Hate crime reforms urgently needed as over 1,000 participants in study point to erosion in trust in public institutions
Problems reporting hate crime to the police have been identified in a new study. As the home of the misogyny hate crime campaign, we are release excerpts from the report which will be published in full in the autumn.
Findings from the hate crime report
The most common reason for not reporting hate crime was a lack of confidence in the police taking cases seriously.
Six in ten victims of hate crimes surveyed had not reported the incident.
People of Pakistani origins are the least likely to report hate crimes.
Muslims were targeted on the basis of their religion at three times the rate of other people of faith. Muslims not only reported that they had been targeted at a proportionately greater rate, but they are also targeted more frequently.
The hate crime report
The report, co-authored by Dr Farhan Samanani and Sylvie Pope, involved over 1,000 survey responses and 246 participants in focus groups across five cities. It was commissioned as an independent piece of work to look at the experience of women and Muslim communities in particular, but tracked information across gender, race, religion and sexuality.
At a time when trust between ethnic minority communities and public institutions is under deep scrutiny, the report adds additional evidence to the public conversation on some of the ways that racism plays out in communities and the criminal justice system, too often resulting in those who are victimised by hate crime not trusting the system enough to report it.
Although there are positive examples and experiences of victims receiving justice, one key finding is that better mechanisms for reporting hate in all its forms would lead to greater trust in public institutions. The most common reason people gave for not reporting hate crime was a lack of confidence in the police taking cases seriously, or the inability of the police to respond meaningfully.
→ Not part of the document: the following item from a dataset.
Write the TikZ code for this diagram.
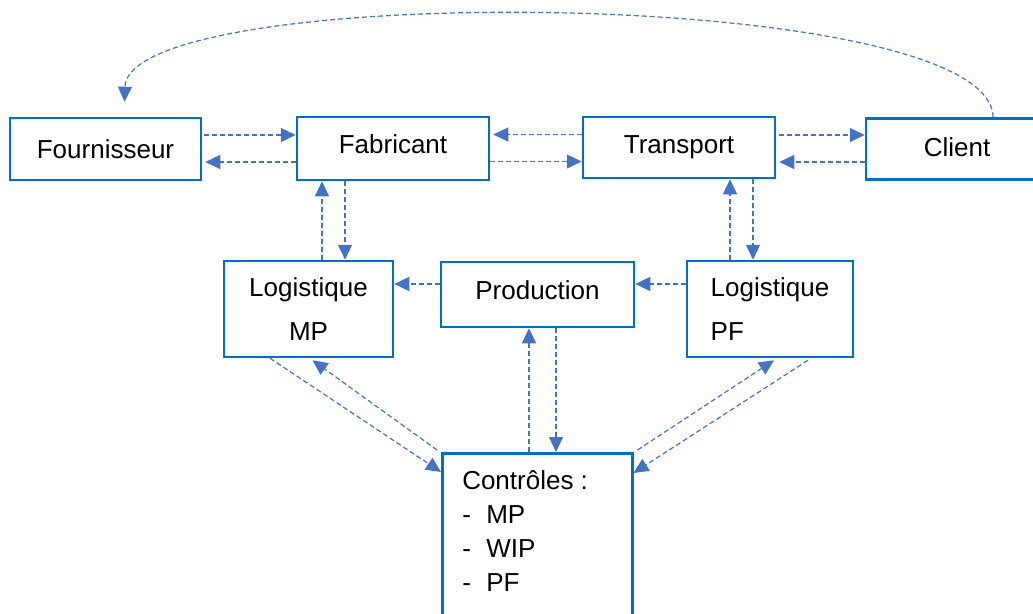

Over six in ten victims of hate crime surveyed said they never reported any hate crime they had experienced.
The full report, with a foreword by Melania Geymonat Ramirez and Chris, the two women attacked in a homophobic and misogynistic attack on a North London bus in 2019 , with details on the intersectional experience of misogyny, is being released in early September ahead of the Law Commission’s report back.
Quotes from the co-authors of the report
Dr Farhan Samanani said: “Whilst British Muslims start out with higher than average trust in public institutions, including the police, experiences of frequent hate crime erode this dramatically, leaving repeat victims feeling like neither the police nor other institutions are in their corner.”
Sylvie Pope said: “The painful reality is that hate crime, in all its forms, is endemic. Yet, somehow, our institutions don’t recognise the gravity and scale of targeting. We have heard thousands of stories from people across communities, expressing the frustration, injustice and devastating impacts of racism, islamophobia, antisemitism, queerphobia, ableism and misogyny in their everyday lives. It is profoundly wrong that so many are made to feel frightened of receiving hatred and abuse, with little or no confidence that their experiences will be taken seriously. All corners of society – our institutions, politicians, public services and media - must demonstrate zero tolerance for hate. No one should be unable to live safely and freely because of who they are.”
Powerful testimony shared in the hate crime report
Focus group, Cardiff
“As you can see, I am visibly a Muslim woman wearing the Niqab as an act of faith. I used to have an Asian clothing store in Newport city centre, working every day to support my family.
“One day as I was going to my store, a man passed by and tore off my niqab. I was shocked and frightened; I couldn’t believe what happened. I fell on the ground crying and shaking like a leaf and nobody came to assist me or comfort me. Just imagine if someone tore off your daughter, your mother or your wife’s clothes. How would you feel?
“With support of [a charity], I was encouraged to report this to the police. The police came and could identify the person on my store’s CCTV and luckily he was still in the area and he was caught but then the next day he was released without any penalties as the police said he didn’t have a criminal record!
“I wasn’t happy about this decision and so I called up the police. The policewoman said to me: ‘What do you want me to do? To put him in jail?’ She was challenging me and making me feel like I had done something wrong.
“This experience has affected me a lot and lowered my self-esteem. I became so scared to go to the shop, so much so that I had to close it down. For six months, I didn’t leave the house almost ever, I was so afraid.”
Focus group, Newcastle
“It was a Turkish student – she had her hijab pulled off by a 10-year-old. And she just wasn’t herself anymore, she couldn’t leave the house anymore… And then the police, they didn’t know how to react – you know a male officer came and he said: ‘well what does it mean to have your hijab or your scarf pulled off’ and I had to say, well ‘it’s almost like having your skirt pulled off’. He didn’t know how to address the situation.”
Focus group
Recently graduated from an all-boys school. It was totally normalised to see swastikas drawn every few months, but hearing ‘Jew-jokes’ several times a day, include people hissing at him as a joke about being sent to gas chambers. It happened a lot, and got reported quite a lot, but there were almost no consequences. Someone wrote ‘kill the Jews’ on a poster, and the school refused to even look at the CCTV to try to find out who did it. It was a 13-year-old Jewish student who took down the poster and reported it.